Klaxons, Mystery Jets at Henry Fonda
Thu, 27 Sep 2007 11:26:57
The punked out British ravers turn up the volume in Hollywood
Klaxons, Mystery Jets at Henry Fonda
Parents today just aren't as strict as they used to be. Case in point: Wednesday night's Klaxons show at the Henry Fonda Theater in Hollywood. Tons of kids showed up in braces and tight pants to hear the band's oh-so-novel "nu-rave" sound. Apparently nobody's parents really cared that it was a Wednesday night (a school night), and apparently nobody's parents cared that the venue's speakers were blasting out sounds at eardrum-shattering decibels. Ah, parenting in LA.
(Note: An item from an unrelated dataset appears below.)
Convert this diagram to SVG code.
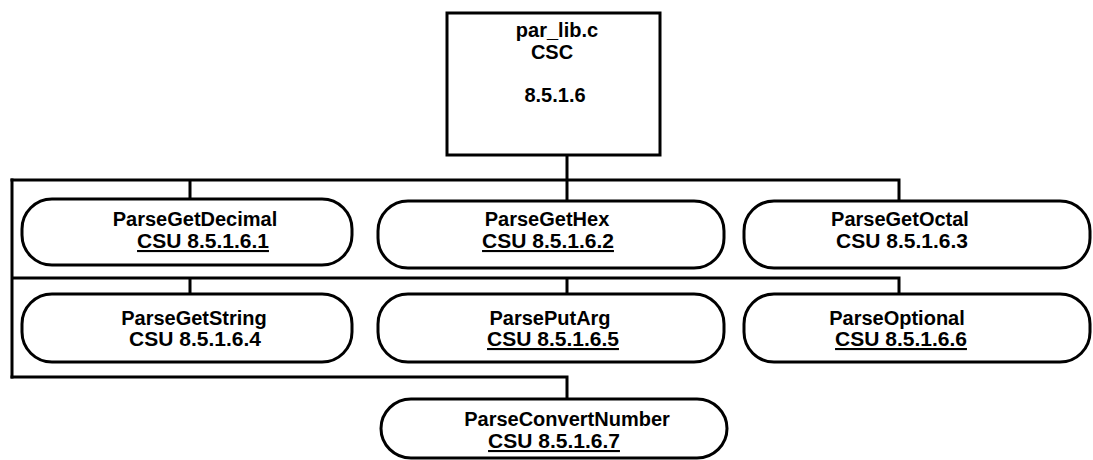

Before the aural rapture of the main act took control, British exports Mystery Jets warmed up the crowd. This lot are more than worthy of honorable mention—especially since the band is confident enough in their youthful bad-assery to have one of their Dads as a guitarist and bonafide member. A lighter, goofier version of the Arctic Monkeys, the Jets' happy-go-lucky piano pop should hardly be relinquished to opening act status. But judging from the success of 20-something Brit rockers, these boys should probably start placing their merch orders now.
Despite it being mid-week and the unstable sound, the kids didn't seem to mind the noise—or their ears had become comfortably numbed—because the crowd jumped and danced like a singular, sweaty, American Apparel-clad mass when Klaxons burst onstage. Opening the show with "Atlantis to Interzone," the young-faced Brits quickly had everyone going berserk, despite the fact that their vocals were near drowned out by too-loud instruments, making keyboardist James Righton's falsetto stylings pretty much inaudible due to the din.



The band breezed through "Two Receivers" and "As Above So Below," but thanks to the poor sound quality the Klaxons paeans to the future hardly sounded like Mercury Prize-winning material; the audio component on Disneyland’s Space Mountain would have sounded superior in comparison. Even the absurdly catchy "Golden Skans" was a disappointment. But the crowd didn't seem to care. They got the Fonda's floorboards shaking and even continued to sing the "Golden Skans" "Oooooo, aaaaaah" chorus after the band had finished the song.
While the 20-something Klaxons looked a tad silly in fashions that predated them (choices included a tee-shirt emblazoned with a "Like a Virgin"-era Madonna and a sparkly Studio 54-esque striped tunic) and most of the audience looked like they belonged at a Bar-Mitzvah, the Fonda was a noisy, bundle of energy that pulsated like a wriggling amoeba.